# proving a trig identity

• Apr 17th 2009, 12:30 PM
skeske1234
proving a trig identity
This is my work so far for proving this trig identity. What should I do next? Is there anything I did wrong thus far?

cotx=tan(-(x-pi/2))

Right side:

tan(-x+pi/2)
[-tanx+tanpi/2]/[1-(-tanx)(tanpi/2)]
[-sinx/cosx+tanpi/2]/[1+(sinx/cosx)(tanpi/2)]

also, tanpi/2 is undefined... what does that do to the question?

• Apr 17th 2009, 12:50 PM
JoanF
Quote:

Originally Posted by skeske1234
This is my work so far for proving this trig identity. What should I do next? Is there anything I did wrong thus far?

cotx=tan(-(x-pi/2))

Right side:

tan(-x+pi/2)
[-tanx+tanpi/2]/[1-(-tanx)(tanpi/2)]
[-sinx/cosx+tanpi/2]/[1+(sinx/cosx)(tanpi/2)]

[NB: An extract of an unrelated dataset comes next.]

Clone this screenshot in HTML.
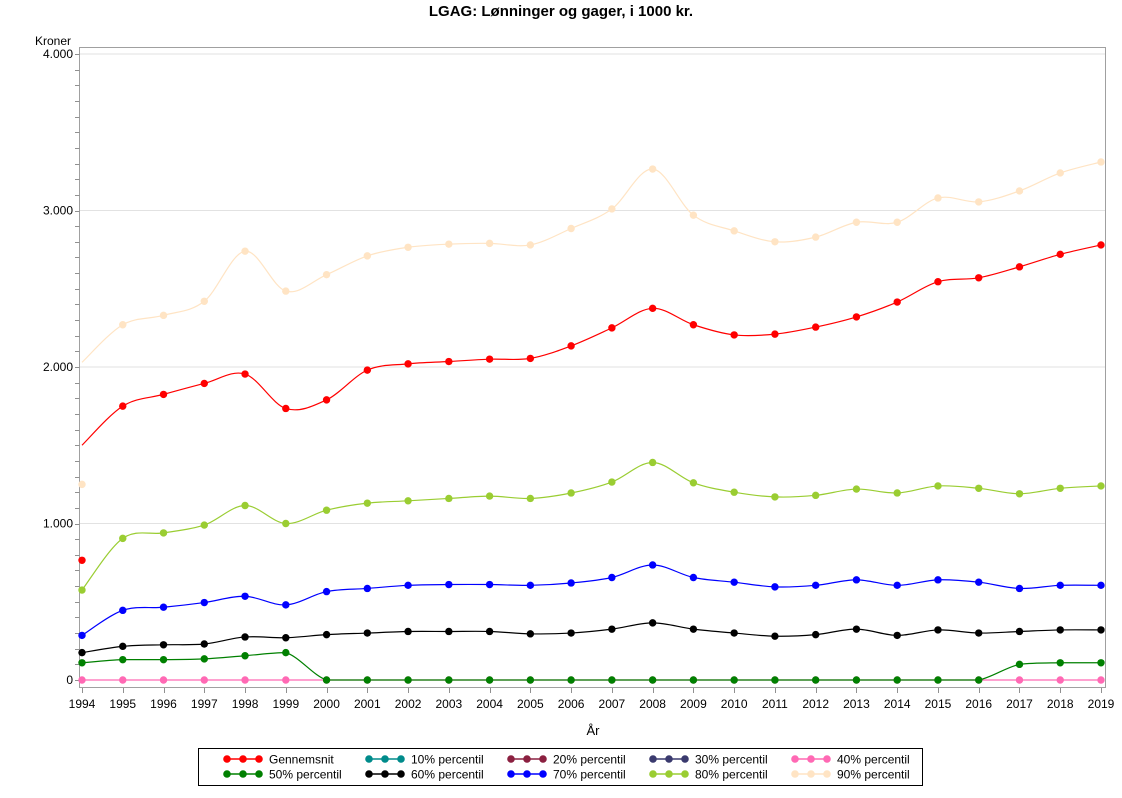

also, tanpi/2 is undefined... what does that do to the question?

Hi!

http://www.postimage.org/Pq2fWB6r.jpg

tan(pi/2) is undefined...well, I think you don't need that to solve this problem. If there is something you don't understand, just say it.
• Apr 17th 2009, 01:58 PM
Soroban
Hello, skeske1234!

You didn't do anything wrong . . .

Quote:

Prove: . $\cot x\:=\:\tan\left[\text{-}\left(x-\tfrac{\pi}{2}\right)\right]$

The right side is: . $\tan\left(\tfrac{\pi}{2} - x\right) \;=\;\frac{\sin\left(\frac{\pi}{2}-x\right)}{\cos\left(\frac{\pi}{2}-x\right)} \;= \;\frac{\sin\frac{\pi}{2}\cos x - \cos\frac{\pi}{2}\sin x} {\cos\frac{\pi}{2}\cos x + \sin\frac{\pi}{2}\sin x }$

. . $=\;\frac{1\cdot\cos x - 0\cdot\sin x}{0\cdot\cos x + 1\cdot\sin x} \;=\;\frac{\cos x}{\sin x} \;=\;\cot x$

• Apr 17th 2009, 02:52 PM
JoanF
So, forget what my resolution. I didn't know that you can use these formulas ( sin(a-b) and cos(a-b). Here, in Portugal, you can't use these formulas to solve the problem.